The Road to Alpha: A Framework for Selecting the Right Fund Manager
February 28, 2022
There are many roads to Rome. Like many things in life, this adage holds true for the world of investing as well. Multiple approaches have, and continue to, deliver risk-adjusted, absolute returns in the world of asset management.
Nevertheless, it helps to have a conceptual framework, based on one’s worldview and convictions, with which to approach portfolio construction and the resulting asset allocation.
Source of “Alpha”
For institutional investors aiming to generate uncorrelated, absolute returns in an environment of cheap liquidity and “easy money”, the concept of “true alpha” – the ability to produce incremental, risk-adjusted returns above market benchmarks – comes into play.
Such outperformance requires superior skills in terms of actively selecting investment assets/securities that are distinct from the market, and thereby hedging portfolios against the risk of dislocation in mainstream asset classes.
In order to unearth these investment managers with a proven track record of delivering alpha, we believe the following four filters or criteria are important:
- Inefficient Markets
- Alternative Beta
- Inaccessible Risk Premium
Let’s look at each of them in detail.
Human skill and judgement, we believe, still matters in the world of asset management, particularly in the context of True Alpha – the continuing commoditization of several investment products, categories, etc. amid the “passive wave” notwithstanding.
Beyond the publicly available and discussed investment ideas and narratives, there are numerous, “under the radar”, niche themes that offer superior return streams on a risk-adjusted basis.

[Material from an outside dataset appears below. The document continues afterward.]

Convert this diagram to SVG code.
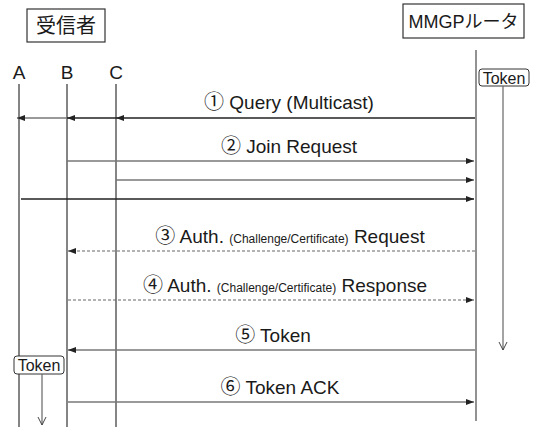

This is the white space investors should focus on. They should look out for those under-the-radar asset managers who bring unique skill sets and competitive advantage vis-à-vis their area of specialization, and focus exclusively on harnessing the same to deliver True Alpha for their clients.
This typically would mean seeking out skilled asset managers trading in public securities, assessing their track record threadbare to unearth various attributes of their factor profile, and the derivation of factor and stock selection skills.
Market inefficiencies have existed, do exist, and will continue to exist – irrespective of human beings or algorithms making the investment or trading decisions. These inefficiencies can arise due to several reasons, including information asymmetry.
Many times, certain valuable information that can significantly influence the price or risk of a tradeable asset is not transparently available – thereby creating an opportunity for managers who have access to that data to generate True Alpha.
For instance, insurance risk as an investment product may sound a bit arcane and weird to several investors – and understandably so, given the lack of any meaningful information around it in the public domain. But buying mispriced, undervalued insurance risk can potentially deliver superior returns.
Reinsurance companies have been buying insurance risk, spanning different categories such as property, casualty, commodities and natural disasters, for centuries. And, the list of reinsurance products continues to expand in the digital era, as new forms of risk such as cyber hacking emerge.
So, investors should look at avenues that enable them to tap into such esoteric products centred around different risk categories. For instance, the commercial risks associated with natural catastrophes can be built into differentiated investment products, factoring in the gap between insured losses and the much higher level of economic loss. In return for bridging this protection gap, investors in such funds can generate proportionately higher returns, while also contributing to global causes.
Alternative beta essentially means gaining exposure to the risk premiums associated with several hedge fund strategies, such as global macro, long-short equity and convertible bond arbitrage.
This investment strategy is designed to capture the systematic bucket of hedge fund returns by adopting an unconstrained approach, wherein fund managers have the flexibility to take both long and short positions across their portfolios.
It is worth noting here that alternative beta is not a measurement, unlike pure beta. Instead, it is an investment strategy crafted around the concept of beta.
Investors should look to unearth managers running niche alternative beta strategies whose returns are structured around either non-traditional benchmarks and risks, or around alternative investment assets which track alternative indexes.
Inaccessible Risk Premium
Market access is not universal and uniform in the investing world, for various reasons. And that is what gives rise to inaccessible risk premium, wherein regulatory constraints and other structural factors bar several market participants from gaining exposure to certain asset classes.
Inaccessible risk premium can be a gateway to unlocking True Alpha, and so, investors need to look at the underlying return streams as ones sitting somewhere between transitional alpha and alternative beta.
Take, for instance, illiquid private investment products such as Private Credit, which have boomed over the past decade amid a significant deleveraging of banks’ balance sheets. Private credit instruments such as trade finance and leveraged loans enable companies – particularly, small and medium sized businesses who find it tough to access capital markets – to raise funding.